5. Before placing the order, you can print or save the contract data using your browser's print function. The processing of the order and transmission of all necessary information related to the contract conclusion, including the order data, the terms and conditions, and the cancellation policy, will be sent via email, partly automated. We do not store the contract text after the conclusion of the contract.

 

6. Input errors can be corrected using the usual keyboard, mouse, and browser functions (e.g., "Back" button). The process can also be terminated by closing the browser window and restarting the order.

 

7. Order processing and contact are carried out via email, partly automated. You must ensure that the email address provided by you is correct, that receipt of emails is technically guaranteed, and that it is not blocked by spam filters.

 

§ 3 Subject of the Contract and Key Product Features

 

1. The subject of the contract in our online shop is:

The sale of goods. The specific products offered can be found on our product pages.

 

2. The key features of the goods can be found in the product descriptions.

 

§ 4 Prices, Shipping Costs, and Delivery

 

1. The prices stated in the respective offers and the shipping costs are total prices, including all components and applicable taxes.

 

2. Payment for the product must be made in advance (prepayment). The available payment methods are indicated in the online shop or in the respective offer. Unless otherwise specified, payments are due immediately.

 

3. Additional shipping costs may apply unless the item is marked as free shipping. Shipping costs are clearly indicated in the offers, in the shopping cart system, and on the order overview page.

 

4. Delivery is always curbside, as is customary in freight shipping. The customer/recipient has no right to delivery to a preferred location. Delivery obligations are fulfilled when the goods are placed at the property boundary.

 

5. Unless otherwise clearly stated in the product description, all offered products are ready for shipment immediately (delivery time: 5–10 working days after payment receipt or order placement for purchases on account).

 

6. Delivery restrictions apply to the following: Deliveries are made only within Germany (excluding islands).

 

§ 5 Right of Retention, Retention of Title

 

1. You can only exercise a right of retention insofar as it concerns claims arising from the same contractual relationship.

 

2. The goods remain our property until full payment of the purchase price.

 

§ 6 Right of Withdrawal

 

As a consumer, you are entitled to a right of withdrawal.
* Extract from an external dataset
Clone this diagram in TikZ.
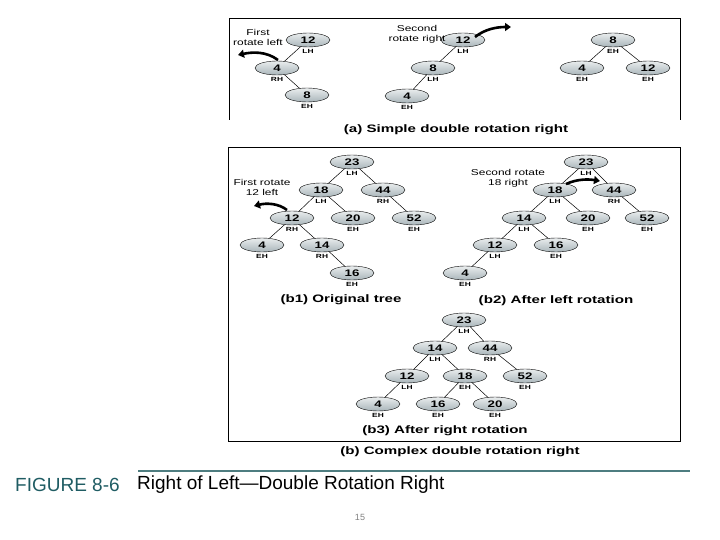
\documentclass[tikz,border=0pt]{standalone}
\usepackage{fontspec}
\setmainfont{Liberation Sans}
\newfontfamily\figfont[FakeStretch=1.4]{Liberation Sans}
\usetikzlibrary{positioning,arrows.meta,shapes.geometric}
\definecolor{avlgray}{HTML}{A9B5BA}
\definecolor{figteal}{HTML}{1F5C63}
\definecolor{ruleteal}{HTML}{4E7D80}
\tikzset{
  avl/.style={ellipse, draw, thin, top color=white!75!avlgray, bottom color=avlgray,
    minimum width=44pt, minimum height=14pt, inner sep=0pt,
    font=\figfont\fontsize{9.5}{9.5}\selectfont\bfseries},
  bal/.style={inner sep=0.5pt, font=\figfont\fontsize{6}{6}\selectfont\bfseries},
  edge/.style={draw, line width=0.5pt},
  rotarrow/.style={line width=2.6pt, -{Triangle[width=8pt,length=6pt]}},
  note/.style={align=center, inner sep=0pt, font=\figfont\fontsize{8.5}{10}\selectfont},
  subcap/.style={inner sep=0pt, font=\figfont\fontsize{10.8}{11}\selectfont\bfseries},
  frame/.style={draw, line width=0.8pt}
}

\begin{document}
\begin{tikzpicture}[x=1pt,y=-1pt]
  \useasboundingbox (0,0) rectangle (720,540);

  % (a) simple double rotation right
  \draw[frame] (229,120) |- (680,18) -- (680,120);
  \foreach \n/\x/\y/\k/\b in {
      aa12/308/40/12/LH, aa4/277/68/4/RH, aa8/307/95/8/EH,
      ab12/463/40/12/LH, ab8/433/68/8/LH, ab4/407/96/4/EH,
      ac8/613/40/8/EH, ac4/582/68/4/EH, ac12/648/68/12/EH} {
    \node[avl] (\n) at (\x,\y) {\k};
    \node[bal, below=1.5pt of \n] (\n-b) {\b};
  }
  \foreach \p/\c in {aa12/aa4, aa4/aa8, ab12/ab8, ab8/ab4, ac8/ac4, ac8/ac12}
    \draw[edge] (\p) -- (\c);

  \node[note] (firstleft) at (258,37) {First\\rotate left};
  \node[note] (secondright) at (417,34) {Second\\rotate right};
  \draw[rotarrow] (278,60) .. controls (266,51) and (252,52) .. (238,55);
  \draw[rotarrow] (475,37) .. controls (485,29) and (497,27) .. (511,27);
  \node[subcap] (capa) at (456,130) {(a) Simple double rotation right};

  % (b) complex double rotation right
  \draw[frame] (228,147) rectangle (680,441);
  \foreach \n/\x/\y/\k/\b in {
      ba23/352/162/23/LH, ba18/321/190/18/LH, ba44/383/190/44/RH,
      ba12/292/218/12/RH, ba20/353/218/20/EH, ba52/414/218/52/EH,
      ba4/262/245/4/EH, ba14/322/245/14/RH, ba16/352/273/16/EH,
      bb23/586/162/23/LH, bb18/555/190/18/LH, bb44/614/190/44/RH,
      bb14/524/218/14/LH, bb20/588/218/20/EH, bb52/647/218/52/EH,
      bb12/495/245/12/LH, bb16/556/245/16/EH, bb4/465/273/4/EH,
      bc23/464/320/23/LH, bc14/435/348/14/LH, bc44/490/348/44/RH,
      bc12/407/376/12/LH, bc18/465/376/18/EH, bc52/525/376/52/EH,
      bc4/378/404/4/EH, bc16/438/404/16/EH, bc20/495/404/20/EH} {
    \node[avl] (\n) at (\x,\y) {\k};
    \node[bal, below=1pt of \n] (\n-b) {\b};
  }
  \foreach \p/\c in {ba23/ba18, ba23/ba44, ba18/ba12, ba18/ba20, ba44/ba52,
      ba12/ba4, ba12/ba14, ba14/ba16,
      bb23/bb18, bb23/bb44, bb18/bb14, bb18/bb20, bb44/bb52,
      bb14/bb12, bb14/bb16, bb12/bb4,
      bc23/bc14, bc23/bc44, bc14/bc12, bc14/bc18, bc44/bc52,
      bc12/bc4, bc18/bc16, bc18/bc20}
    \draw[edge] (\p) -- (\c);

  \node[note] (firstb) at (262,187) {First rotate\\12 left};
  \node[note] (secondb) at (508,178) {Second rotate\\18 right};
  \draw[rotarrow] (287,210) .. controls (278,203) and (266,203) .. (254,206);
  \draw[rotarrow] (566,184) .. controls (577,179) and (588,179) .. (600,181);

  \node[subcap] (capb1) at (341,300) {(b1) Original tree};
  \node[subcap] (capb2) at (556,301) {(b2) After left rotation};
  \node[subcap] (capb3) at (445,431) {(b3) After right rotation};
  \node[subcap] (capb) at (460,452) {(b) Complex double rotation right};

  % figure caption
  \draw[ruleteal, line width=1.6pt] (138,471) -- (690,471);
  \node[anchor=west, inner sep=0pt, text=figteal, font=\fontsize{19}{19}\selectfont] (fignum) at (15,485) {FIGURE 8-6};
  \node[anchor=west, inner sep=0pt, font=\fontsize{19}{19}\selectfont] (figtitle) at (137,485) {Right of Left—Double Rotation Right};
  \node[text=gray, font=\fontsize{9}{9}\selectfont] (pageno) at (360,517) {15};
\end{tikzpicture}
\end{document}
This is governed by our withdrawal policy.

 

§ 7 Liability

 

1. Except as provided below, our liability for contractual breaches and tortious acts is limited to intent or gross negligence.

 

2. We are liable without limitation for slight negligence in the event of injury to life, limb, or health, or in cases of a breach of an essential contractual obligation. If we are in default due to slight negligence, the liability for material and financial damages resulting from such delay is limited to the foreseeable damage typical of the contract. Essential contractual obligations are those that enable the proper execution of the contract in the first place and whose violation jeopardizes the attainment of the contract’s purpose.

 

§ 9 Warranty

 

1. The warranty is governed by statutory provisions.

 

2. As a consumer, you are requested to check the goods/digital products or services for completeness, obvious defects, and transport damage upon delivery and to report any complaints to us and the carrier as soon as possible. Failure to do so will not affect your statutory warranty claims.

 

§ 10 Final Provisions

 

1. German law applies. For consumers, this choice of law applies only to the extent that it does not deprive them of protection under mandatory provisions of the law of the country of their habitual residence (principle of favorability).


2. The provisions of the UN Sales Convention are expressly excluded.


3. If the customer is a merchant, a legal entity under public law, or a special fund under public law, the place of jurisdiction for all disputes arising from contractual relationships between the customer and the provider is the provider's registered office.